> [DATA FOR THE TASK]:
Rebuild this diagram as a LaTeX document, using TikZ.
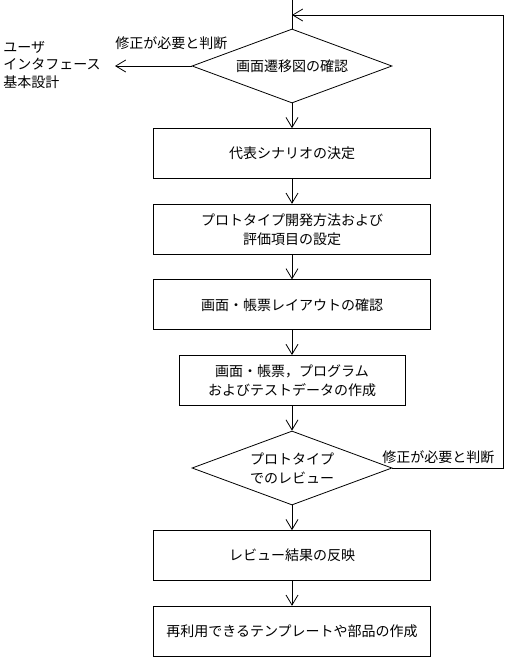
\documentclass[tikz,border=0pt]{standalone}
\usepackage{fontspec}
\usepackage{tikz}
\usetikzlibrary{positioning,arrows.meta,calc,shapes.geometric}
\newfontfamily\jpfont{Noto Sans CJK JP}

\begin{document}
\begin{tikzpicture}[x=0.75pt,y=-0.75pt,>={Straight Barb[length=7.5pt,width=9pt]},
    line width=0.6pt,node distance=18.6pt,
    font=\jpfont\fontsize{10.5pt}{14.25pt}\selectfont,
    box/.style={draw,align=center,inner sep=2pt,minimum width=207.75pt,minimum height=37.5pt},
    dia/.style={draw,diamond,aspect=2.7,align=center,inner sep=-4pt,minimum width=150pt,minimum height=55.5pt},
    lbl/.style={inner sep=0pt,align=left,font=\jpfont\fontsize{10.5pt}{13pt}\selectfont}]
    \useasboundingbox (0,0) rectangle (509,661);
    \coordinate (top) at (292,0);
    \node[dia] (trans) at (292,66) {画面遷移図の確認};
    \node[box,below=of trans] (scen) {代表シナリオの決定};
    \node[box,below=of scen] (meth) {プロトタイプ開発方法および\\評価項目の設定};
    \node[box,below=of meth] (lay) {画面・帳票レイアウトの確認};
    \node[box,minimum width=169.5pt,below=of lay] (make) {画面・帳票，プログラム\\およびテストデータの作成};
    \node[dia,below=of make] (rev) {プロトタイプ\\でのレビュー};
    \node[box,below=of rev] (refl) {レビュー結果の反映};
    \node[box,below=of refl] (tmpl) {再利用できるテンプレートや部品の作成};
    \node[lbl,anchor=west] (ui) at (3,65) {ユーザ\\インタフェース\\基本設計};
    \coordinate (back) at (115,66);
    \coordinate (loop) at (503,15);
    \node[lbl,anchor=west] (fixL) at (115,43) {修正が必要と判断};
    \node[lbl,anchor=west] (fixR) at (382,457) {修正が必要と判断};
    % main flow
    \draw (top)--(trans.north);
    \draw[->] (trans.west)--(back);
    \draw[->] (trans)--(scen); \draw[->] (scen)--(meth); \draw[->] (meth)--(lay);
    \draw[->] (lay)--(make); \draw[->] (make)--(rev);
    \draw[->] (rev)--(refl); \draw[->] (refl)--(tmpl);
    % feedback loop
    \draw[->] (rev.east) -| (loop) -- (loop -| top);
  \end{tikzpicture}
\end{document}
...
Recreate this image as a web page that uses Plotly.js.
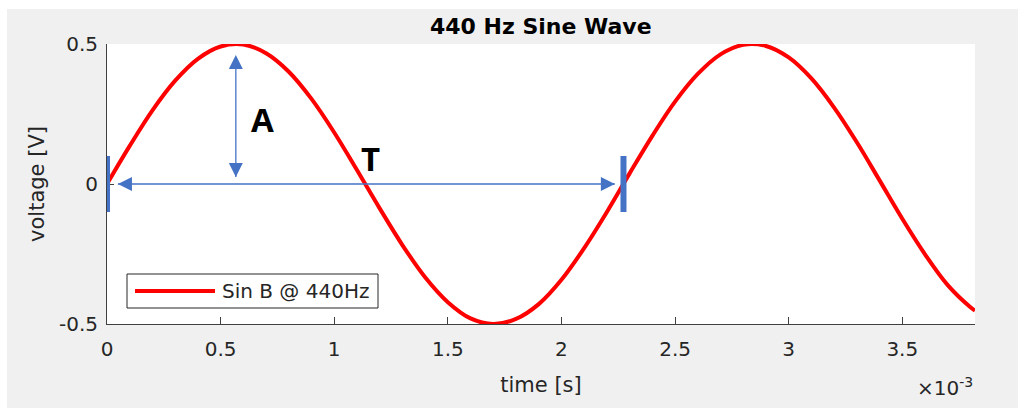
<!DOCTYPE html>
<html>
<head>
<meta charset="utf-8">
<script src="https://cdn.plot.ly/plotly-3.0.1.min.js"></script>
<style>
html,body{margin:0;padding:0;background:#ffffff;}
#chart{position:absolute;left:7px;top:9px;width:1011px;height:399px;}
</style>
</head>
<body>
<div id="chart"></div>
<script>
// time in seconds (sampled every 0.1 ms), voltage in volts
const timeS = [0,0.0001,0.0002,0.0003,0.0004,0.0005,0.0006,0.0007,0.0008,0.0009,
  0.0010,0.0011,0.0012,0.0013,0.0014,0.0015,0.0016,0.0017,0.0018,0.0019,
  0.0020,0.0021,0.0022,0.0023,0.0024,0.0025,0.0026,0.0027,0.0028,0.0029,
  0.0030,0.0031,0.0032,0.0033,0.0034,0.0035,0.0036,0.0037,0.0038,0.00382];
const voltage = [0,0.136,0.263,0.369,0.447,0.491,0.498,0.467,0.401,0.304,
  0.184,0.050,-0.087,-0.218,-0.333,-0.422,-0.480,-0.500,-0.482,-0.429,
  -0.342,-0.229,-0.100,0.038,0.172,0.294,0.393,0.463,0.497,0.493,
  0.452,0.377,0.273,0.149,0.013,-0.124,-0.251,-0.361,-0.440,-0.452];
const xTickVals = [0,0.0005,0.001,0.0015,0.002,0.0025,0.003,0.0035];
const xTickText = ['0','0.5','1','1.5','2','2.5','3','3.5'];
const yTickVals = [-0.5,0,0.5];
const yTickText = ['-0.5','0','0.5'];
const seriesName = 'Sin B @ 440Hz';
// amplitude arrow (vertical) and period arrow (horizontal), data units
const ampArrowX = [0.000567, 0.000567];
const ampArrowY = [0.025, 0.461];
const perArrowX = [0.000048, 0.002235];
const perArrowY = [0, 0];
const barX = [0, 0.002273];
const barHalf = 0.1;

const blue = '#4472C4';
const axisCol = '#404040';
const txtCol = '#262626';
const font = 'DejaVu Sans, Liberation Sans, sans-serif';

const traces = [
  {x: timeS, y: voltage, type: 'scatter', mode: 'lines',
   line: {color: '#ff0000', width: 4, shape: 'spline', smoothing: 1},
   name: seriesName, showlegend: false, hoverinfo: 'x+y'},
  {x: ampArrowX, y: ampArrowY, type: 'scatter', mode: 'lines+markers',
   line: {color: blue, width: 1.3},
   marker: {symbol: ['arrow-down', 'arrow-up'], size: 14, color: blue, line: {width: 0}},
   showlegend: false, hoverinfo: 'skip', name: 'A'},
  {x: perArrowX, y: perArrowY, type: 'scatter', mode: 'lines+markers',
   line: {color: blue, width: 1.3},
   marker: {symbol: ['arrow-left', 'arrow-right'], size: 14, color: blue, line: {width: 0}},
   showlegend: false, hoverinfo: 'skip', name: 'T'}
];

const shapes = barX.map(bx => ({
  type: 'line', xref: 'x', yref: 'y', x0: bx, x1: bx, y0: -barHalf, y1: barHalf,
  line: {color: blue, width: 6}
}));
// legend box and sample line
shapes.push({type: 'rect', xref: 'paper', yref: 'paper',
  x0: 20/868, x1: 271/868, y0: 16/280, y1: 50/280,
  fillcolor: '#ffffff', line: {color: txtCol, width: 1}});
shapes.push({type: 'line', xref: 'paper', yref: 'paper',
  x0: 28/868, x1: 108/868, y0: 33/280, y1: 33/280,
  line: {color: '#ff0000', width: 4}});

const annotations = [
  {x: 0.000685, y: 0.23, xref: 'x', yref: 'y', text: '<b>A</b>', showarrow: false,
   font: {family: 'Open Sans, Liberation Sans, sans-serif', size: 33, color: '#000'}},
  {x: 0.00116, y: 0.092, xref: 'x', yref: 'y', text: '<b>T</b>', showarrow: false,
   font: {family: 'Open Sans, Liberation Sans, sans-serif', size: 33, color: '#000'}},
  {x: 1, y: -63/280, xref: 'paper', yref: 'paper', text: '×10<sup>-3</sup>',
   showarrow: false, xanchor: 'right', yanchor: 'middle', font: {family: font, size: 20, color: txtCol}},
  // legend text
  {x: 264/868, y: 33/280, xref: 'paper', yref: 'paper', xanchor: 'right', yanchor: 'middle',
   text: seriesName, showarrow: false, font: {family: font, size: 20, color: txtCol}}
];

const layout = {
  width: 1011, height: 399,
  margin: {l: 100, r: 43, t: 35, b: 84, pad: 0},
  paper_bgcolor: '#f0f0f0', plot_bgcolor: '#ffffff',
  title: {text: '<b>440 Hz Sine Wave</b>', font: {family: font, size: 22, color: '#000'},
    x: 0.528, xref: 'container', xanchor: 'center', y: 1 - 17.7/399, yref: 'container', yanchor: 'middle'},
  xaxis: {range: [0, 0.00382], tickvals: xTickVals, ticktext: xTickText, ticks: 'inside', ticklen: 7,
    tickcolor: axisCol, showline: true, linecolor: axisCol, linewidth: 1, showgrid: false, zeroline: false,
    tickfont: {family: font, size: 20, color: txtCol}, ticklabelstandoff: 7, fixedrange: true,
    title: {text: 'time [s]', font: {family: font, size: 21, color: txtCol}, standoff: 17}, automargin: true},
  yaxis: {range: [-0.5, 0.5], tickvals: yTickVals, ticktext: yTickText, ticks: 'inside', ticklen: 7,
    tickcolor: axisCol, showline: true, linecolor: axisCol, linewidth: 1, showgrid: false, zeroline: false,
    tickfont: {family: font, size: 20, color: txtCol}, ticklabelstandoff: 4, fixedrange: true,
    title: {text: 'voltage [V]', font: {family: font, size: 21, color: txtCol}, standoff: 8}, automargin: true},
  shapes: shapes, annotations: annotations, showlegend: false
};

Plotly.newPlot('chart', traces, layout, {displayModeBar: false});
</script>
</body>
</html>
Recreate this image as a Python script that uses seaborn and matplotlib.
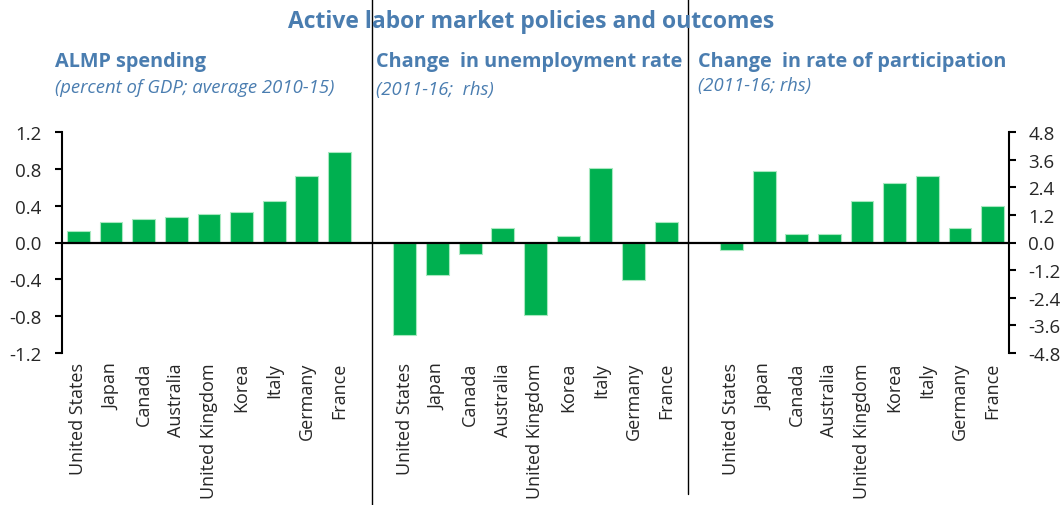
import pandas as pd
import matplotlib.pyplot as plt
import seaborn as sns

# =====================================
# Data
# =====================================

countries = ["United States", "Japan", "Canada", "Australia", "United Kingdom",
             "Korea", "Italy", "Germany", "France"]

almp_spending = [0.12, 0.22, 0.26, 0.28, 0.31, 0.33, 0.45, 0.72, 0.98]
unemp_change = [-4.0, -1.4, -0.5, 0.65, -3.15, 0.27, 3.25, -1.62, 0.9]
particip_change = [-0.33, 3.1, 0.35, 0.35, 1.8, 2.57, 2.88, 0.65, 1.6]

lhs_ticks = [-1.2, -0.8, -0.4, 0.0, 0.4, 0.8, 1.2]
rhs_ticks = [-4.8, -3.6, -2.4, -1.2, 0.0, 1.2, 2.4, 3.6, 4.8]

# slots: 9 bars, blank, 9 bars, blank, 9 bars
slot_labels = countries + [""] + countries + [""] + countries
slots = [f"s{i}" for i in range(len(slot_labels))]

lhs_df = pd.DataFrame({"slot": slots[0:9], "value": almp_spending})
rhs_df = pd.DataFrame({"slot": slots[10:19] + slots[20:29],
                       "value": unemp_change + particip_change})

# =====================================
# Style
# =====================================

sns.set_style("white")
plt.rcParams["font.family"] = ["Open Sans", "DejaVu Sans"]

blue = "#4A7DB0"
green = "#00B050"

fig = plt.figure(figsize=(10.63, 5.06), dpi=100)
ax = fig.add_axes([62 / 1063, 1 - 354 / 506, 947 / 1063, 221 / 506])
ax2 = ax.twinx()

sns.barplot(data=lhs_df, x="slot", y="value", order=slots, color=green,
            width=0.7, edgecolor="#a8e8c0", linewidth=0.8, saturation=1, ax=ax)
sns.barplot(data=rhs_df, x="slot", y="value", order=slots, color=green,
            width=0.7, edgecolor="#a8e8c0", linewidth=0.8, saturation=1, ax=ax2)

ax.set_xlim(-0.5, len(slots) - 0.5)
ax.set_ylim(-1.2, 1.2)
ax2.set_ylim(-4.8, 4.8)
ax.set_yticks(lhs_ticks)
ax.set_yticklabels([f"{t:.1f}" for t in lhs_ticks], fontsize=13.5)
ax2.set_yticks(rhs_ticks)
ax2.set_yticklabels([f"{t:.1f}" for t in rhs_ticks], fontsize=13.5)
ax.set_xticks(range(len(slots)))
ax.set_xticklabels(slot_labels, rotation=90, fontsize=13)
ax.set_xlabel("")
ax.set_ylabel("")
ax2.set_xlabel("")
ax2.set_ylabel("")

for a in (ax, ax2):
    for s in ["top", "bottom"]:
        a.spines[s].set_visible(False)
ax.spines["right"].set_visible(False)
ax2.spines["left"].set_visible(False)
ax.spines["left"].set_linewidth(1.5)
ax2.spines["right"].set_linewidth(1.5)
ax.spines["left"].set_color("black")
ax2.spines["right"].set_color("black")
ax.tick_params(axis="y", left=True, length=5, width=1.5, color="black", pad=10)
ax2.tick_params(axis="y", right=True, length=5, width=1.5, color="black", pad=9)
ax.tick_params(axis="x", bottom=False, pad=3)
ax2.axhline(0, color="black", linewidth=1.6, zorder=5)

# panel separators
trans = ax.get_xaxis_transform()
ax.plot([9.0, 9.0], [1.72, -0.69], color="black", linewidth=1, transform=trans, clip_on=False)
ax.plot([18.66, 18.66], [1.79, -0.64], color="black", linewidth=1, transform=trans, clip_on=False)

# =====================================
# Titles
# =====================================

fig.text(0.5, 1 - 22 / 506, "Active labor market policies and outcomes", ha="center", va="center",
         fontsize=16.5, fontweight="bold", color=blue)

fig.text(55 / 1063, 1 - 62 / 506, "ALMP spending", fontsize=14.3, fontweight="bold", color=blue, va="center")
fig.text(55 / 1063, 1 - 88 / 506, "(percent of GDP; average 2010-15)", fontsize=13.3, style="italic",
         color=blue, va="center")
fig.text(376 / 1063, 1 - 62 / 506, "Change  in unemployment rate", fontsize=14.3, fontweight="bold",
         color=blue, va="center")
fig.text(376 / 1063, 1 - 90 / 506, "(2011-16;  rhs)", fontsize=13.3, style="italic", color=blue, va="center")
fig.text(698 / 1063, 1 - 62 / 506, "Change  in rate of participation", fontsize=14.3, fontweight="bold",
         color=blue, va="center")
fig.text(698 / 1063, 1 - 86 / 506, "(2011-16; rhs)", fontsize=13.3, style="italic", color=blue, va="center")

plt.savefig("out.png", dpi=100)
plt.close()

> [WHAT IS NEEDED]:
Extract from the material all lines containing the string "matplotlib".

> [WRITTEN SOLUTION]:
Recreate this image as a Python script that uses seaborn and matplotlib.
import matplotlib.pyplot as plt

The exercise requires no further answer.